▶ _Objective_
Determine the number of lines in the data that include the word "chart", and write only that number.
START
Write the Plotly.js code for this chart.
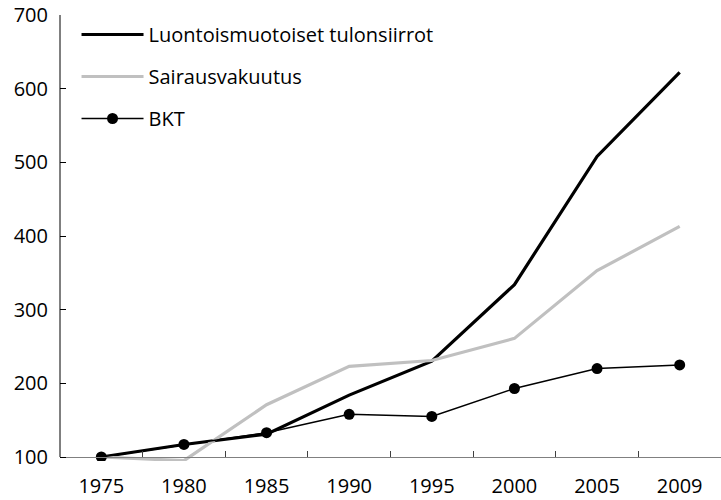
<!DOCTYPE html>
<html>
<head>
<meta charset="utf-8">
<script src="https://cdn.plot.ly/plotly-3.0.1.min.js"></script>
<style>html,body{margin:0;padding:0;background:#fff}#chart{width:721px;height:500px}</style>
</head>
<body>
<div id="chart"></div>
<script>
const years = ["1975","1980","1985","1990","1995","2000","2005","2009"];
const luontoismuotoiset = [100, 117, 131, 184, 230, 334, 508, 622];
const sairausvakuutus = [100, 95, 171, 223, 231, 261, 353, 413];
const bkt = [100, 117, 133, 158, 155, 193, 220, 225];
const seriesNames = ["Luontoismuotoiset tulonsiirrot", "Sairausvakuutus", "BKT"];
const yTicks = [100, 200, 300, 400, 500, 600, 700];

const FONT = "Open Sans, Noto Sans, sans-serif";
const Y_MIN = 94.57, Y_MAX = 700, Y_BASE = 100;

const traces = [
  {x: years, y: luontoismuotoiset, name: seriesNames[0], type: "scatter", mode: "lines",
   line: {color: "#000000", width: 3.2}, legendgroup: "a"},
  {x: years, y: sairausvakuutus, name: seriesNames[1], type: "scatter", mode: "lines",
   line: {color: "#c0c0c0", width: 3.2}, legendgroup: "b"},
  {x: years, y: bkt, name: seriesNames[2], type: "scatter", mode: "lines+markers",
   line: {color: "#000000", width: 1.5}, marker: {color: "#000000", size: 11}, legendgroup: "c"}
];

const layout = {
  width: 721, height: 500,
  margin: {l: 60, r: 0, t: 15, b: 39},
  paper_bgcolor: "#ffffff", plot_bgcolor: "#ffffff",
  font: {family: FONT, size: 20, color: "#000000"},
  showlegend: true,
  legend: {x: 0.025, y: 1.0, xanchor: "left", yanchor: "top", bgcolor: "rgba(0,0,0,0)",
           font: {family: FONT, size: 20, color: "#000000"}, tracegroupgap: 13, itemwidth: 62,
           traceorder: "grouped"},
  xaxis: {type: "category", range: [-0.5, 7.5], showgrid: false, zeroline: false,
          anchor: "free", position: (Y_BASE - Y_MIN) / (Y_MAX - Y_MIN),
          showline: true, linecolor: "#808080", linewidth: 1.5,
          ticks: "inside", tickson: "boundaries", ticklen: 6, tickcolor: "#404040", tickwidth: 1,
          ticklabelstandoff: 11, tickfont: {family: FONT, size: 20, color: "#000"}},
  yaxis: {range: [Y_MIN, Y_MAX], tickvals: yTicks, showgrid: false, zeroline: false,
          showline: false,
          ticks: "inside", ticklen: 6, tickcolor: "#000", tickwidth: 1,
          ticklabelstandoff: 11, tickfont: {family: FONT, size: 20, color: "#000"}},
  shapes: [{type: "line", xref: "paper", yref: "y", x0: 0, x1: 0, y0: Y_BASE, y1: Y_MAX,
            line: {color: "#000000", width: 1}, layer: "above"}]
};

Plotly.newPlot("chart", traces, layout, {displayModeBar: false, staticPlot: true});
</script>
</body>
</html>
END
▶ _The output_
4